» Task instructions: Identify the lines bearing the string "this" and gather them.

» Listing:

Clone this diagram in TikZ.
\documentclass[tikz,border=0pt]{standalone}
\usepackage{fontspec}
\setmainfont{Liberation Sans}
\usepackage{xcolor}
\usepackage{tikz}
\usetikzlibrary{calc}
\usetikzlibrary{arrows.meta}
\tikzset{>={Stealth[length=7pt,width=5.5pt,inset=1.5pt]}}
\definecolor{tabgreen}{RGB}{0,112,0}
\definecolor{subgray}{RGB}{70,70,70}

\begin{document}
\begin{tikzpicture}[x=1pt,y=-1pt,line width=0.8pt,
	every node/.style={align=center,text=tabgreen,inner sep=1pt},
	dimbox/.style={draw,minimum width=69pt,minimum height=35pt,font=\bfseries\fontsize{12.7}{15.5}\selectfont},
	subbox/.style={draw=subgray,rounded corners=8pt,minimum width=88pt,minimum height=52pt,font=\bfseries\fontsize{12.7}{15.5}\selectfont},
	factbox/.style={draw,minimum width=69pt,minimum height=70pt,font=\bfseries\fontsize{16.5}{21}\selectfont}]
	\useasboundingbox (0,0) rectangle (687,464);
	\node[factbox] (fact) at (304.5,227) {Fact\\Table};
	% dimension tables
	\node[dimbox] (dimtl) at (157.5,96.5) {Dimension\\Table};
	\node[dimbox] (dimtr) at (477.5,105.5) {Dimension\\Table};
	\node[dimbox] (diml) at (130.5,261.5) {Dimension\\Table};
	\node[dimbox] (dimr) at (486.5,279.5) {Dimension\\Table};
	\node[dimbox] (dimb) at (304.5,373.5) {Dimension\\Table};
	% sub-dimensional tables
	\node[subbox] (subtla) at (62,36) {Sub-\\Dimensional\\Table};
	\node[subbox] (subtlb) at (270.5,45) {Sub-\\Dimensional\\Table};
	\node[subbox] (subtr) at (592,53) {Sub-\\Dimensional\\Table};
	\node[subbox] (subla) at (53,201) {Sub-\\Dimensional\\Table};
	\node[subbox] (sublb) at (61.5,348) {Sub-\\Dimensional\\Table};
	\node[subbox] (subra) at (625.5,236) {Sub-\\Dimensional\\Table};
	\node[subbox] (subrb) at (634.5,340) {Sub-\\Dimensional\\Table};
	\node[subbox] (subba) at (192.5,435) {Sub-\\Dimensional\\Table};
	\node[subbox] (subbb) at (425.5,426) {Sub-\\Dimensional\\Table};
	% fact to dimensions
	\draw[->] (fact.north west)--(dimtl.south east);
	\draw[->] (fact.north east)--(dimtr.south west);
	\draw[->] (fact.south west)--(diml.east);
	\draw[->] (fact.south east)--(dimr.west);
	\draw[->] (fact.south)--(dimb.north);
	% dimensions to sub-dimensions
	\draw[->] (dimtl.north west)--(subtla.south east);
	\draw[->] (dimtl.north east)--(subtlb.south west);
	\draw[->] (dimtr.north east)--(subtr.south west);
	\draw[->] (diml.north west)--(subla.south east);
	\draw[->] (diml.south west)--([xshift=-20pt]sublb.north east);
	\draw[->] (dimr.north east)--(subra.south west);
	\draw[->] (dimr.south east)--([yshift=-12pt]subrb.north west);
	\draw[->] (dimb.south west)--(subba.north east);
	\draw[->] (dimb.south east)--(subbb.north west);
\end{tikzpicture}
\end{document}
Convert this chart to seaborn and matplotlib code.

» Worked answer:
Clone this diagram in TikZ.
Convert this chart to seaborn and matplotlib code.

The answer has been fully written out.